— Written task —
Restate, exactly and without pictures, the lines from the start of the listing below through the line holding "ax2 = fig.add_axes([369".

— Raw data —

****

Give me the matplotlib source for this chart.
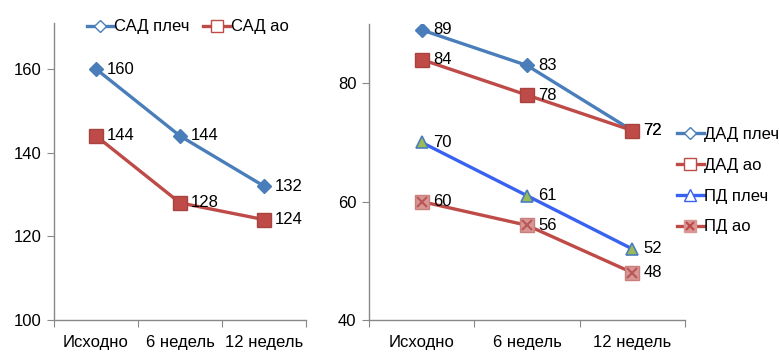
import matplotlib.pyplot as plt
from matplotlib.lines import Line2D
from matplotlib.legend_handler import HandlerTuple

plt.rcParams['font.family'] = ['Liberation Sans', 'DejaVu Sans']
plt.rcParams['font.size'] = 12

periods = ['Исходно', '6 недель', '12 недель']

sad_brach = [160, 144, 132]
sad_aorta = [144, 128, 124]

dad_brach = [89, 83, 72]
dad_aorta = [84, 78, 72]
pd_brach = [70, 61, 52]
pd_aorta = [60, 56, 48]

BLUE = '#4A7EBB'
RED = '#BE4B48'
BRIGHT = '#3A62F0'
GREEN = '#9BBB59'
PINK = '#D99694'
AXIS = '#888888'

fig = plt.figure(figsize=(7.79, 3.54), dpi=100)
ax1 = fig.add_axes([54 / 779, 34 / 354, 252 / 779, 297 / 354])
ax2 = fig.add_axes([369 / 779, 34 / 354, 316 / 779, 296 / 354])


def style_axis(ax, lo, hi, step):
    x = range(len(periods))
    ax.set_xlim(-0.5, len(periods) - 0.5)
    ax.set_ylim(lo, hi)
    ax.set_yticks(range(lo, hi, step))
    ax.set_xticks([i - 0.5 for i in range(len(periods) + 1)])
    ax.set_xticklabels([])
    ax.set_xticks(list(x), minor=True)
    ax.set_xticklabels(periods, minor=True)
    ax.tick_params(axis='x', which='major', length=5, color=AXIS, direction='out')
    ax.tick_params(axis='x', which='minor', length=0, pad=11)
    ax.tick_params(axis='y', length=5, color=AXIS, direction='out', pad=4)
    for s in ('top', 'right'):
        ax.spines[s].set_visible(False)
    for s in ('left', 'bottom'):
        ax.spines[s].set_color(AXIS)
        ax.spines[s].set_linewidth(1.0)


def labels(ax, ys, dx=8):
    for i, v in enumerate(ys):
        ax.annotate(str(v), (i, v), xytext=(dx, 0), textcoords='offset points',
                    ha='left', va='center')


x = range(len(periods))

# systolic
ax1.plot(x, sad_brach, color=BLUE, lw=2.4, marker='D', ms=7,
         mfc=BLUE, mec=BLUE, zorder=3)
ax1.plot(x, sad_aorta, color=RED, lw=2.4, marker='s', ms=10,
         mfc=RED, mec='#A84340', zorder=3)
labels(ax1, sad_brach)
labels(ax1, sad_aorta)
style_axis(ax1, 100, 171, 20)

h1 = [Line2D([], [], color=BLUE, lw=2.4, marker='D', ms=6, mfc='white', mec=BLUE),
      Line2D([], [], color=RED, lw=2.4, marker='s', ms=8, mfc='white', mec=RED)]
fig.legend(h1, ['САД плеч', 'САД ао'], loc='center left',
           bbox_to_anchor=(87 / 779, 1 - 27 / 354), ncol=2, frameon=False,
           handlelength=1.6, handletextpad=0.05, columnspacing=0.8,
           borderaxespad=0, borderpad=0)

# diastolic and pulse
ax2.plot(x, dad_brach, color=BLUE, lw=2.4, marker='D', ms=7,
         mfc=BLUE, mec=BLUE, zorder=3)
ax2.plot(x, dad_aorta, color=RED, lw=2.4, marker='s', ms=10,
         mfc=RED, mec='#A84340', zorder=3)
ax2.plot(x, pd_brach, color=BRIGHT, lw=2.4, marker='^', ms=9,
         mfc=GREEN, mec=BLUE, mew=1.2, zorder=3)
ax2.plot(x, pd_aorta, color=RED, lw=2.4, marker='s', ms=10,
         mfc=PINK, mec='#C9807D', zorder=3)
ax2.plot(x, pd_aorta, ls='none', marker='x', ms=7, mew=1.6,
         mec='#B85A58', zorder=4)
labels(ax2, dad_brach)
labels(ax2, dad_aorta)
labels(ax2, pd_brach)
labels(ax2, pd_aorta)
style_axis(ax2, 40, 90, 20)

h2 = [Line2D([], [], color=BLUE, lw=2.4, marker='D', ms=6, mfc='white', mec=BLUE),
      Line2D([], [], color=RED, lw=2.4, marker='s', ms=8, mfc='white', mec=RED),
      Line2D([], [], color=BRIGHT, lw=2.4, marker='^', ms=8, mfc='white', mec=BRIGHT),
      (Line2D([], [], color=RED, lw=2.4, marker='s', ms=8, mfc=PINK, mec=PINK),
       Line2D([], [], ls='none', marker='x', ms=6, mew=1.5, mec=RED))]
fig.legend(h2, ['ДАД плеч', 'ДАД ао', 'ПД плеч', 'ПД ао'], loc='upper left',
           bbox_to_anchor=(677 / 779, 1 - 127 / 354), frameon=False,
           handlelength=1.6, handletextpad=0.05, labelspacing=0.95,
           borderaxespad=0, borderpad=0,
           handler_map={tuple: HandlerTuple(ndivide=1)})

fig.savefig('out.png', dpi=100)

****

— Answer to this problem —
Give me the matplotlib source for this chart.
import matplotlib.pyplot as plt
from matplotlib.lines import Line2D
from matplotlib.legend_handler import HandlerTuple

plt.rcParams['font.family'] = ['Liberation Sans', 'DejaVu Sans']
plt.rcParams['font.size'] = 12

periods = ['Исходно', '6 недель', '12 недель']

sad_brach = [160, 144, 132]
sad_aorta = [144, 128, 124]

dad_brach = [89, 83, 72]
dad_aorta = [84, 78, 72]
pd_brach = [70, 61, 52]
pd_aorta = [60, 56, 48]

BLUE = '#4A7EBB'
RED = '#BE4B48'
BRIGHT = '#3A62F0'
GREEN = '#9BBB59'
PINK = '#D99694'
AXIS = '#888888'

fig = plt.figure(figsize=(7.79, 3.54), dpi=100)
ax1 = fig.add_axes([54 / 779, 34 / 354, 252 / 779, 297 / 354])
ax2 = fig.add_axes([369 / 779, 34 / 354, 316 / 779, 296 / 354])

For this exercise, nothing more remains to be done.